◆ **Data shown**:
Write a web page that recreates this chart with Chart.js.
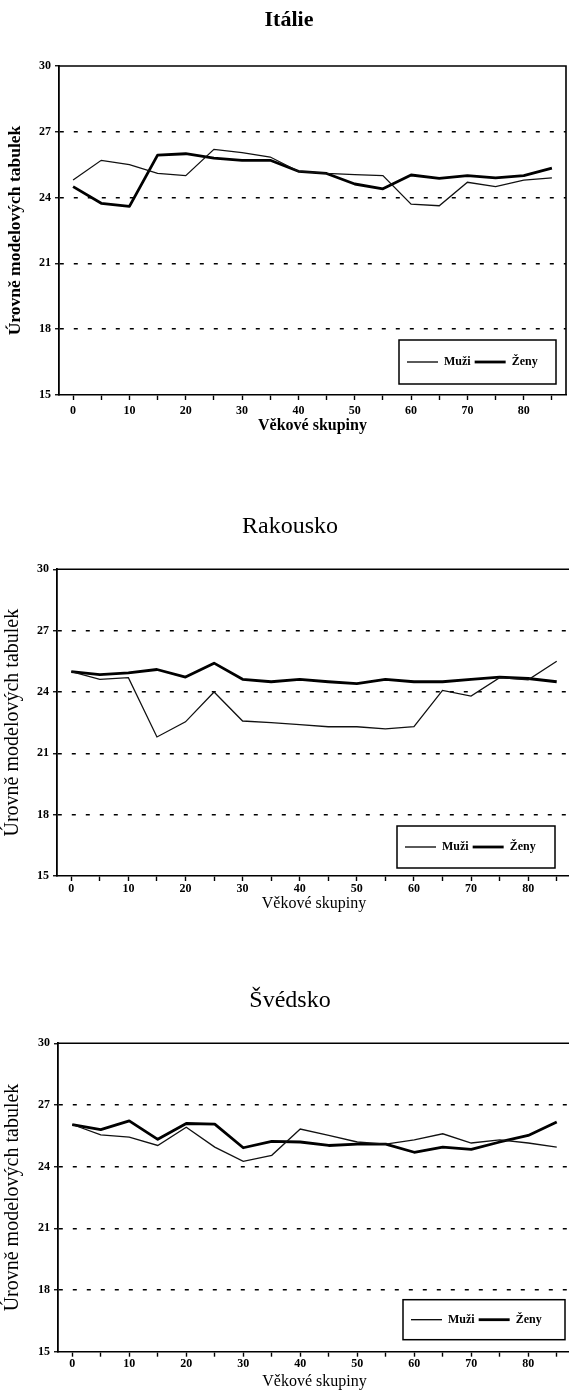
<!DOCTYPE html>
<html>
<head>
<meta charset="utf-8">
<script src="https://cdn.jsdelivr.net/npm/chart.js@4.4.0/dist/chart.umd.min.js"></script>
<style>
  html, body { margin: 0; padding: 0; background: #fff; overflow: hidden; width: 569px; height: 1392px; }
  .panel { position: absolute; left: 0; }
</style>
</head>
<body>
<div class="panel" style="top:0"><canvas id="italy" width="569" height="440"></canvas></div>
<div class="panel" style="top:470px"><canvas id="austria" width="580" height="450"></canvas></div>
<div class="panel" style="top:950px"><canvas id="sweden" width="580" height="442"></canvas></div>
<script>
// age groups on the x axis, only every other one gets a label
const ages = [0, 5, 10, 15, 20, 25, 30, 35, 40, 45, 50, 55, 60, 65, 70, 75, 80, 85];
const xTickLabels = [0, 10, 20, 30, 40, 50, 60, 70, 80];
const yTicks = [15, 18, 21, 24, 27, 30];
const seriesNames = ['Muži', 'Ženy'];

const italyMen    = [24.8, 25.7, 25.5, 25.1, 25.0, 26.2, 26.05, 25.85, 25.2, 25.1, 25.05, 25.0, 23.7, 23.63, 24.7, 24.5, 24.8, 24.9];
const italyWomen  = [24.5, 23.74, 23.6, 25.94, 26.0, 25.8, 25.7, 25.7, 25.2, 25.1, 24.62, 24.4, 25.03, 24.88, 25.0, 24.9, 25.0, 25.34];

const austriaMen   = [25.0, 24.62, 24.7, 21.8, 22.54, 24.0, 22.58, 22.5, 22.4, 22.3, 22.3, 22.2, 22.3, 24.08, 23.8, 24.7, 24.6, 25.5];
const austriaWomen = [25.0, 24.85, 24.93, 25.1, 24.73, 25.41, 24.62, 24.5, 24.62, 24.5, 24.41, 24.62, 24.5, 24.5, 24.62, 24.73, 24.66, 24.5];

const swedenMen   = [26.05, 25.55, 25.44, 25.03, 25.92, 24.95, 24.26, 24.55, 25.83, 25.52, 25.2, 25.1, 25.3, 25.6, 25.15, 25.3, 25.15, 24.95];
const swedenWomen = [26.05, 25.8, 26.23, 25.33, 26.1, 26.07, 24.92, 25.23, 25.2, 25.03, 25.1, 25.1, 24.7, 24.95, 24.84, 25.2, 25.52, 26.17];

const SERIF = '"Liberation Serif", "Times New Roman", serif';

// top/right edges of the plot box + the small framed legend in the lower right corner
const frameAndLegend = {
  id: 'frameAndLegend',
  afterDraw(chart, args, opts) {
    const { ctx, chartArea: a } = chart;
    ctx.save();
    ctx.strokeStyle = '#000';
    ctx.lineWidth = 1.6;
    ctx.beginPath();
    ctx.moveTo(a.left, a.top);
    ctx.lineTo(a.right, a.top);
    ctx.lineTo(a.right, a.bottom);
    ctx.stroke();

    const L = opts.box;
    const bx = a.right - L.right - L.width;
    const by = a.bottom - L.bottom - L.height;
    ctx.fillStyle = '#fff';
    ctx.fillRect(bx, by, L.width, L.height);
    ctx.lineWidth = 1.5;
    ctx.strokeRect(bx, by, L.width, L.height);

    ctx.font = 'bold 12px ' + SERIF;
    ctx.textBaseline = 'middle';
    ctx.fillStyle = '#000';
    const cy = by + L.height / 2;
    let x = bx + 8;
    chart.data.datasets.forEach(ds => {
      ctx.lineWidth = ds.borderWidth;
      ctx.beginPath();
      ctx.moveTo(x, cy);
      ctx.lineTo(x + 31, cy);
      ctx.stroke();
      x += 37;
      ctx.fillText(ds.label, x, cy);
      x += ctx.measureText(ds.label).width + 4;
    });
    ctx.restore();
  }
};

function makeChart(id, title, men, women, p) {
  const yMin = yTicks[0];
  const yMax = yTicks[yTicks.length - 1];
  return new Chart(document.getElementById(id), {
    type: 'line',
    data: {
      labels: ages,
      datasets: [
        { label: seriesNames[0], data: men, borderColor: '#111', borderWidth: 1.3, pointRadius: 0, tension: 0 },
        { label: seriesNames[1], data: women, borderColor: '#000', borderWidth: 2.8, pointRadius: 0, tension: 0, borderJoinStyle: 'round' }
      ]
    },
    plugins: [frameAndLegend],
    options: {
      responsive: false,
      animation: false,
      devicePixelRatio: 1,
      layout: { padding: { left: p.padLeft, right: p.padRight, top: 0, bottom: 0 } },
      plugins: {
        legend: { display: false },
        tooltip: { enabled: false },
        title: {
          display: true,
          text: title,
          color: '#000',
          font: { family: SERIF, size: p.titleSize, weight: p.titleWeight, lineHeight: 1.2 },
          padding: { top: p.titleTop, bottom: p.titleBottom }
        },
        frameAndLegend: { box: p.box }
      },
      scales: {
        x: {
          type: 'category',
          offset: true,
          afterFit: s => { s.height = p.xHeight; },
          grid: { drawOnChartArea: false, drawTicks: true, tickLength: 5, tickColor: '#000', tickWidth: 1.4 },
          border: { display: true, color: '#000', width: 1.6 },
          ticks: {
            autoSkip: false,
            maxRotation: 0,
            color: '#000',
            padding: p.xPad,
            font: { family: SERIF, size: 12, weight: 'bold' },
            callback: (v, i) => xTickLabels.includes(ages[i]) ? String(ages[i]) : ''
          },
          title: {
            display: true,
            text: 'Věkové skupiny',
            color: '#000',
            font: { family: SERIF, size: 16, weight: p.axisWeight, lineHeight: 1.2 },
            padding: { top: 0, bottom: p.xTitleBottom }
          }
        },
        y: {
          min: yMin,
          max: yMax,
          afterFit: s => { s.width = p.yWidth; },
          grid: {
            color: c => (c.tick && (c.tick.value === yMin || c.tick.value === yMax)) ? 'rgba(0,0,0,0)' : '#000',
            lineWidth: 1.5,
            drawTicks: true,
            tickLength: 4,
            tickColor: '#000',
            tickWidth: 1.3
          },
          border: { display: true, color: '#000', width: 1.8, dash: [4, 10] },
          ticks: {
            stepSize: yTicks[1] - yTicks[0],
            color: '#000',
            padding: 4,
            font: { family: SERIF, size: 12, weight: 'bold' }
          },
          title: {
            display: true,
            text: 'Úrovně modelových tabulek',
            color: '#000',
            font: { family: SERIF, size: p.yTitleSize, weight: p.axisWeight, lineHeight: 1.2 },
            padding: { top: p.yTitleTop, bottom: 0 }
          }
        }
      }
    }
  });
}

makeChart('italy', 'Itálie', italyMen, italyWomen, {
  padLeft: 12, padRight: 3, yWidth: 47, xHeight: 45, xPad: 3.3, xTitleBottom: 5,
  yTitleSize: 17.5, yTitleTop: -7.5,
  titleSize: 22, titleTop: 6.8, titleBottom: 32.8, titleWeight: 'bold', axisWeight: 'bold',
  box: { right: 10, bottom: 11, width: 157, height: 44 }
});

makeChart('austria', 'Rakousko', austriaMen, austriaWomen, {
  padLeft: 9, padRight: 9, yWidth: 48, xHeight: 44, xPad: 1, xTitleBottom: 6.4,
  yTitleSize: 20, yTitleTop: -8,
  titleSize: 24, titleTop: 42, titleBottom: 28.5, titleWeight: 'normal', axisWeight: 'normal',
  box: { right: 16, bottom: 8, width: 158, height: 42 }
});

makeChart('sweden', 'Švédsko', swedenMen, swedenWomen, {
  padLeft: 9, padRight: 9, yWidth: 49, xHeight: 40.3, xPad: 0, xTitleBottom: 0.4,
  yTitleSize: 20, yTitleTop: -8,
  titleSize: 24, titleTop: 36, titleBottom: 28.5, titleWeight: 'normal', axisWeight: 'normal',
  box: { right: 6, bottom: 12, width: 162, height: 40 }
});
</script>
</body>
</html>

◆ **To be done**: Exactly as they appear, print the lines of the listing above from its first line through the line that contains "const seriesNames = ['Muži', 'Ženy'];", minus the pictures.

◆ **Finished answer**:
Write a web page that recreates this chart with Chart.js.
<!DOCTYPE html>
<html>
<head>
<meta charset="utf-8">
<script src="https://cdn.jsdelivr.net/npm/chart.js@4.4.0/dist/chart.umd.min.js"></script>
<style>
  html, body { margin: 0; padding: 0; background: #fff; overflow: hidden; width: 569px; height: 1392px; }
  .panel { position: absolute; left: 0; }
</style>
</head>
<body>
<div class="panel" style="top:0"><canvas id="italy" width="569" height="440"></canvas></div>
<div class="panel" style="top:470px"><canvas id="austria" width="580" height="450"></canvas></div>
<div class="panel" style="top:950px"><canvas id="sweden" width="580" height="442"></canvas></div>
<script>
// age groups on the x axis, only every other one gets a label
const ages = [0, 5, 10, 15, 20, 25, 30, 35, 40, 45, 50, 55, 60, 65, 70, 75, 80, 85];
const xTickLabels = [0, 10, 20, 30, 40, 50, 60, 70, 80];
const yTicks = [15, 18, 21, 24, 27, 30];
const seriesNames = ['Muži', 'Ženy'];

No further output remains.